Repeat, exactly and in full, the lines of the listing below, but without any pictures.

**COLLECTED DATA**

::::::

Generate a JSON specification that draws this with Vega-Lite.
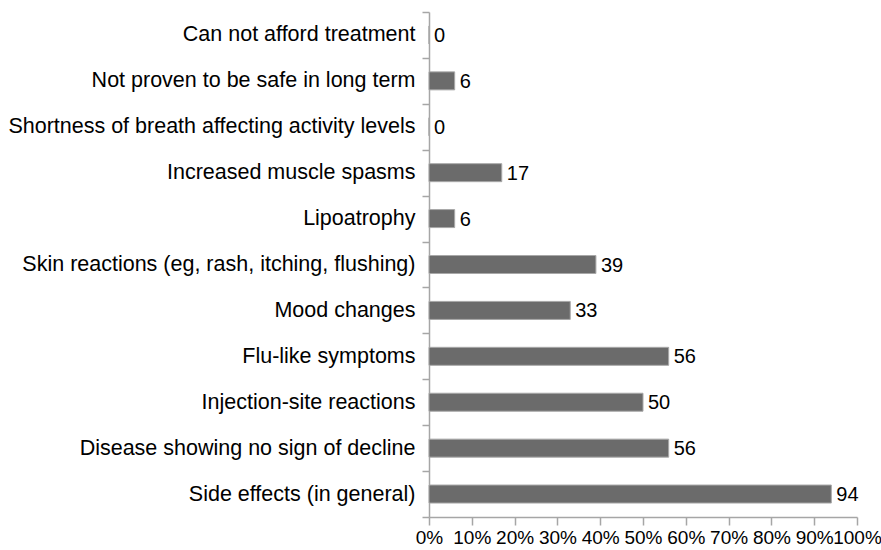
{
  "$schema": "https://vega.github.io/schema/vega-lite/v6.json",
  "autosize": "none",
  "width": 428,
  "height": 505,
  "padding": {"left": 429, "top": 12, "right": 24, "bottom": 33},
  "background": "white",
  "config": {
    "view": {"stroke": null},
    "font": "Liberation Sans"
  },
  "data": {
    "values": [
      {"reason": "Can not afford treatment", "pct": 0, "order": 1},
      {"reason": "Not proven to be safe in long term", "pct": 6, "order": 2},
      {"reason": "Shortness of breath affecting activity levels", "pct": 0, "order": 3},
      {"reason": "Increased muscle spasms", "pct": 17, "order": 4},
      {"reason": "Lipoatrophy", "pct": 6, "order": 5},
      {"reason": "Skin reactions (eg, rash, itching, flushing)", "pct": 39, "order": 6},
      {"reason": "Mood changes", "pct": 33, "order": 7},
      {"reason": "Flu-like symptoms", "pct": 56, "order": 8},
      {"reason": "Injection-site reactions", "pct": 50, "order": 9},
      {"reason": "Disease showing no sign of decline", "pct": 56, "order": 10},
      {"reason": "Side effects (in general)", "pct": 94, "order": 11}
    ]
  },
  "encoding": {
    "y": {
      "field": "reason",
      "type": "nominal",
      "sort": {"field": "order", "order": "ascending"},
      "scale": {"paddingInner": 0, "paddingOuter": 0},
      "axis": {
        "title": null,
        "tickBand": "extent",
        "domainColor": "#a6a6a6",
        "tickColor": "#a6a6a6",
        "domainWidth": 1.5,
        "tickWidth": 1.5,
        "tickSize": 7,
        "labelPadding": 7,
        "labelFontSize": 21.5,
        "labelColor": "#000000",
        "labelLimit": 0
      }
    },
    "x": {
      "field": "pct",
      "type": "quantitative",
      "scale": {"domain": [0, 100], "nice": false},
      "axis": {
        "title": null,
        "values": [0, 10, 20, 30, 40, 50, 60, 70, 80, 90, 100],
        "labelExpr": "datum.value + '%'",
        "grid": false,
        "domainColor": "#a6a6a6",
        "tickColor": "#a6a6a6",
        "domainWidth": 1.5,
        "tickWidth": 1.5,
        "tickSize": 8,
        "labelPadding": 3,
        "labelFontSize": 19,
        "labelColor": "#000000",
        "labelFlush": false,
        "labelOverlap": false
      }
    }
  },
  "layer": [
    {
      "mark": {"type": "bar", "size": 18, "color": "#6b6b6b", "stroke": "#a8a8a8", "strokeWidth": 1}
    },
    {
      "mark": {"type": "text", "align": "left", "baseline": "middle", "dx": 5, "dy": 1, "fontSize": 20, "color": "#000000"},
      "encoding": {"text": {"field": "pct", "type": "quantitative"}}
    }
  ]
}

::::::

**RESPONSE BELOW**
Generate a JSON specification that draws this with Vega-Lite.
{
  "$schema": "https://vega.github.io/schema/vega-lite/v6.json",
  "autosize": "none",
  "width": 428,
  "height": 505,
  "padding": {"left": 429, "top": 12, "right": 24, "bottom": 33},
  "background": "white",
  "config": {
    "view": {"stroke": null},
    "font": "Liberation Sans"
  },
  "data": {
    "values": [
      {"reason": "Can not afford treatment", "pct": 0, "order": 1},
      {"reason": "Not proven to be safe in long term", "pct": 6, "order": 2},
      {"reason": "Shortness of breath affecting activity levels", "pct": 0, "order": 3},
      {"reason": "Increased muscle spasms", "pct": 17, "order": 4},
      {"reason": "Lipoatrophy", "pct": 6, "order": 5},
      {"reason": "Skin reactions (eg, rash, itching, flushing)", "pct": 39, "order": 6},
      {"reason": "Mood changes", "pct": 33, "order": 7},
      {"reason": "Flu-like symptoms", "pct": 56, "order": 8},
      {"reason": "Injection-site reactions", "pct": 50, "order": 9},
      {"reason": "Disease showing no sign of decline", "pct": 56, "order": 10},
      {"reason": "Side effects (in general)", "pct": 94, "order": 11}
    ]
  },
  "encoding": {
    "y": {
      "field": "reason",
      "type": "nominal",
      "sort": {"field": "order", "order": "ascending"},
      "scale": {"paddingInner": 0, "paddingOuter": 0},
      "axis": {
        "title": null,
        "tickBand": "extent",
        "domainColor": "#a6a6a6",
        "tickColor": "#a6a6a6",
        "domainWidth": 1.5,
        "tickWidth": 1.5,
        "tickSize": 7,
        "labelPadding": 7,
        "labelFontSize": 21.5,
        "labelColor": "#000000",
        "labelLimit": 0
      }
    },
    "x": {
      "field": "pct",
      "type": "quantitative",
      "scale": {"domain": [0, 100], "nice": false},
      "axis": {
        "title": null,
        "values": [0, 10, 20, 30, 40, 50, 60, 70, 80, 90, 100],
        "labelExpr": "datum.value + '%'",
        "grid": false,
        "domainColor": "#a6a6a6",
        "tickColor": "#a6a6a6",
        "domainWidth": 1.5,
        "tickWidth": 1.5,
        "tickSize": 8,
        "labelPadding": 3,
        "labelFontSize": 19,
        "labelColor": "#000000",
        "labelFlush": false,
        "labelOverlap": false
      }
    }
  },
  "layer": [
    {
      "mark": {"type": "bar", "size": 18, "color": "#6b6b6b", "stroke": "#a8a8a8", "strokeWidth": 1}
    },
    {
      "mark": {"type": "text", "align": "left", "baseline": "middle", "dx": 5, "dy": 1, "fontSize": 20, "color": "#000000"},
      "encoding": {"text": {"field": "pct", "type": "quantitative"}}
    }
  ]
}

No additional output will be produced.